On the whole it is the right to privacy that has overruled the stand of the government that a compulsory unique identification given to all citizens was essential for preserving national security, making financial transactions transparent and encouraging Public- Private partnership in bringing various services to the people for their own good. In recent times serious concerns have been expressed over the unethical practices adopted by the world of business for commercialisation of personal data. In a sense Aadhaar can now be used by the state only as an instrument for ensuring that the welfare aid of the government reached its rightful targets and a huge channel of corruption was closed more or less. For detecting suspects and suspicious transactions the regime will have to strengthen the cyber security domain and rely on its Intelligence and Security agencies. The capabilities and wherewithal of the latter will have to be enhanced through greater investments.
While Indian masses will feel good about having Aadhaar that gave them recognition as shareholders of the state there is no gainsaying the fact that protection of personal data was a prime concern of the thinking lot. Providing this protection is a challenge of gigantic proportion for the government particularly after the expose of firms like Cambridge Analytica that established how 'profiling' of voters could be successfully done on the basis of personal data.

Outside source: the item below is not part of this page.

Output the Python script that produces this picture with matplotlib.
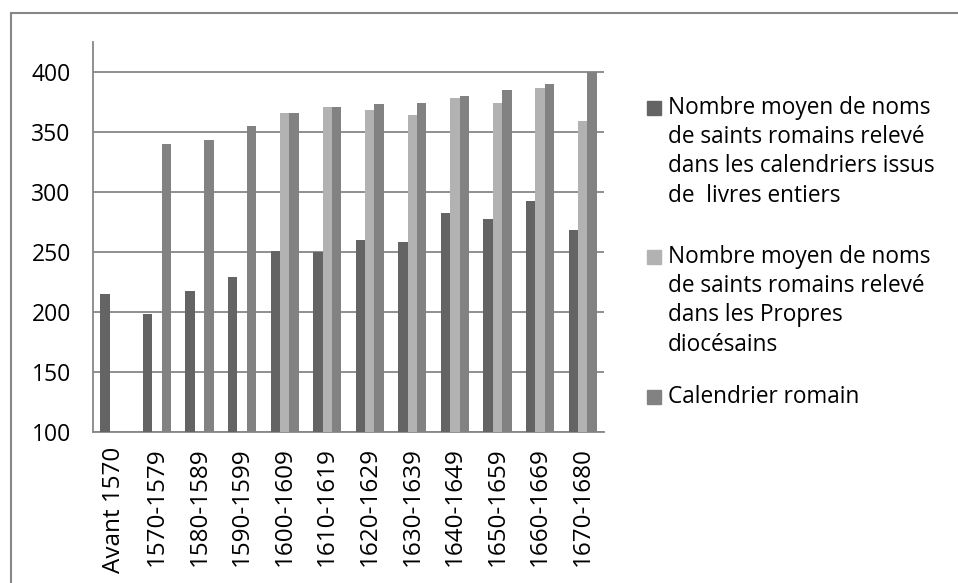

The Supreme Court is apparently of the view that the minimal details included in Aadhaar card need not generate the fear of 'profiling' provided a strong security regimen was created for UIDAI. The Law Minister of India has therefore done well to order immediate detailed examination of the existing security infrastructure and procedures and their up gradation without loss of time.
In a nutshell the Supreme Court has pronounced that Aadhaar is valid but not compulsory.